From the post:
The fundamental problem with logs is that they are usually stored in files although they are best represented as streams (by Adam Wiggins, CTO at Heroku). Traditionally, they have been dumped into text-based files and collected by rsync in hourly or daily fashion. With today’s web/mobile applications, this creates two problems.
Problem 1: Need Ad-Hoc Parsing
The text-based logs have their own format, and the analytics engineer needs to write a dedicated parser for each format. However, You are a DATA SCIENTIST, NOT A PARSER GENERATOR, right? 🙂
Problem 2: Lacks Freshness
The logs lag. The realtime analysis of user behavior makes feature iterations a lot faster. A nimbler A/B testing will help you differentiate your service from competitors.
This is where Fluentd comes in. We believe Fluentd solves all issues of scalable log collection by getting rid of files, and turns logs into true semi-structured data streams.

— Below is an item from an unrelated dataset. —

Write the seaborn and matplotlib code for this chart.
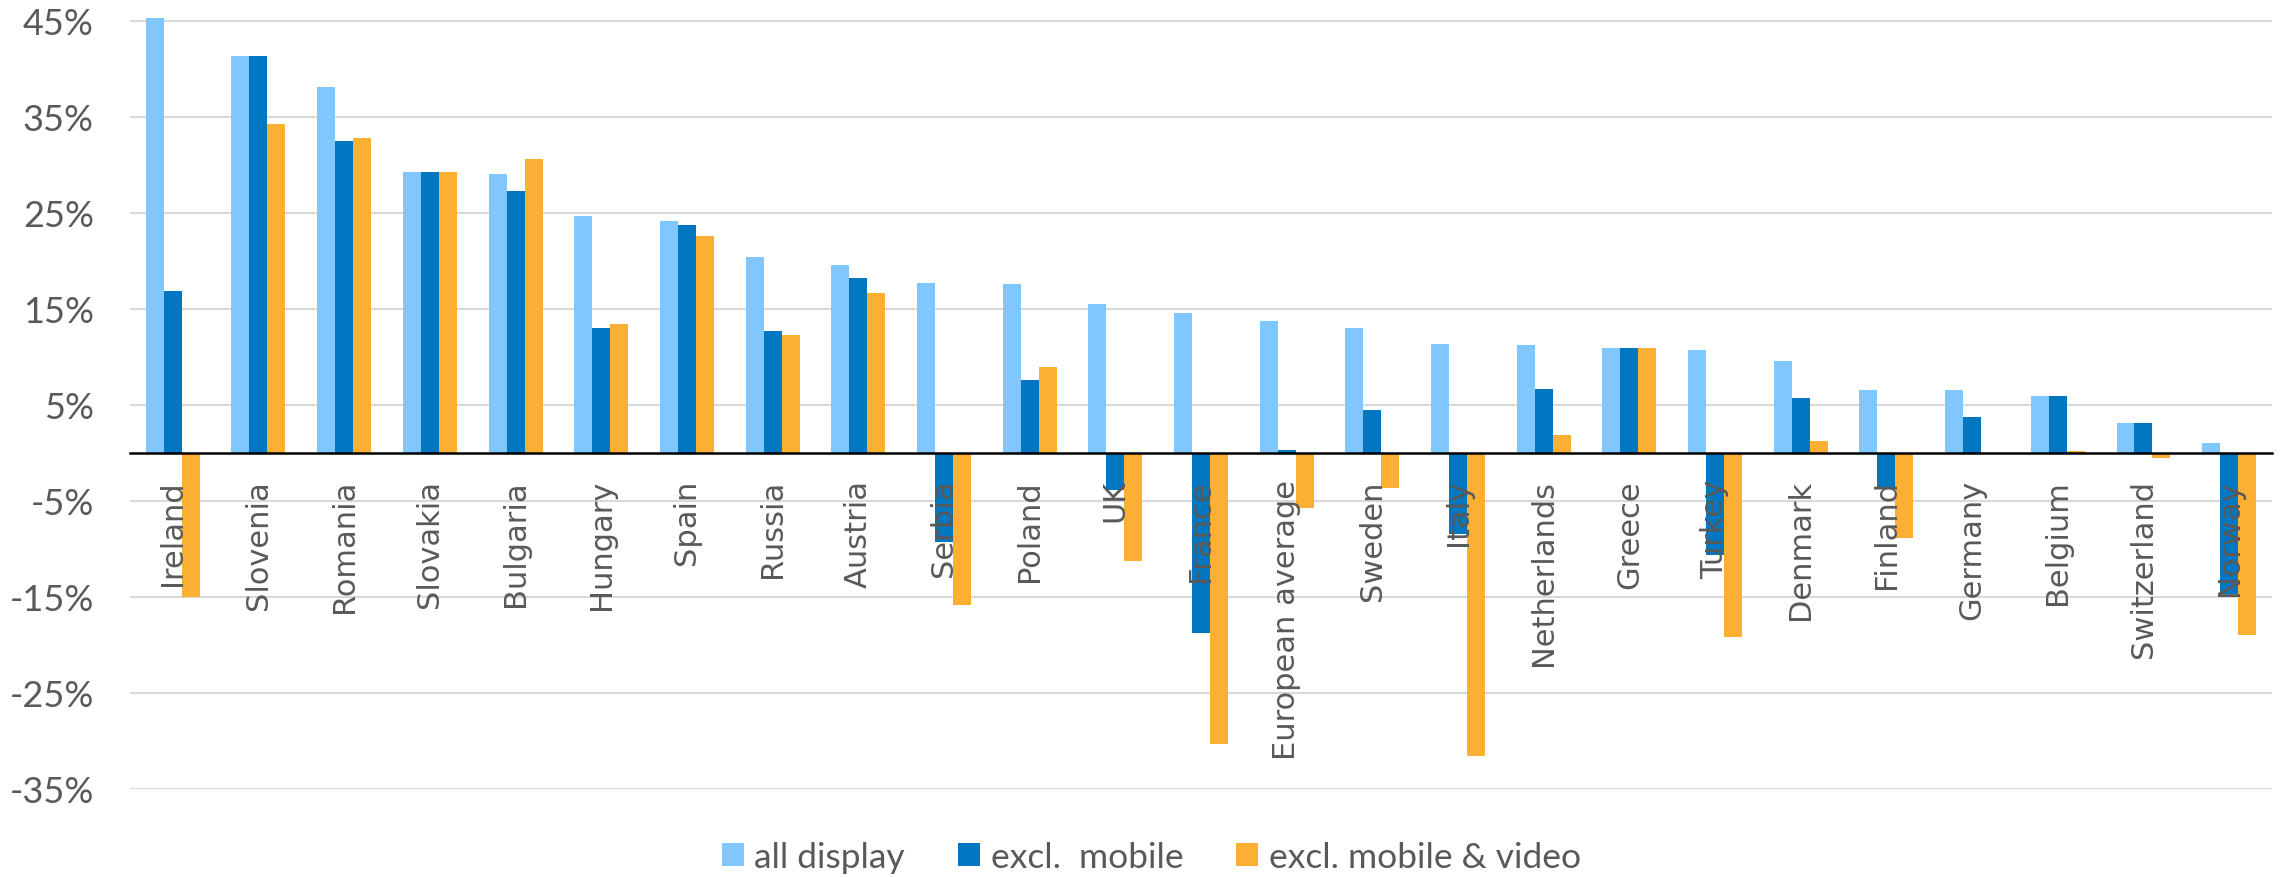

If you are interested in log file processing, take a look at Fluentd and compare it to the competition.
As far as logs as streams, I think the “file view” of most data, logs or not, isn’t helpful. What does it matter to me if the graphs for a document are being generated in real time by a server and updated in my document? Or that a select bibliography is being updated so that readers get the late breaking research in a fast developing field?
The “fixed text” of a document is a view based upon the production means for documents. When those production means change, so should our view of documents.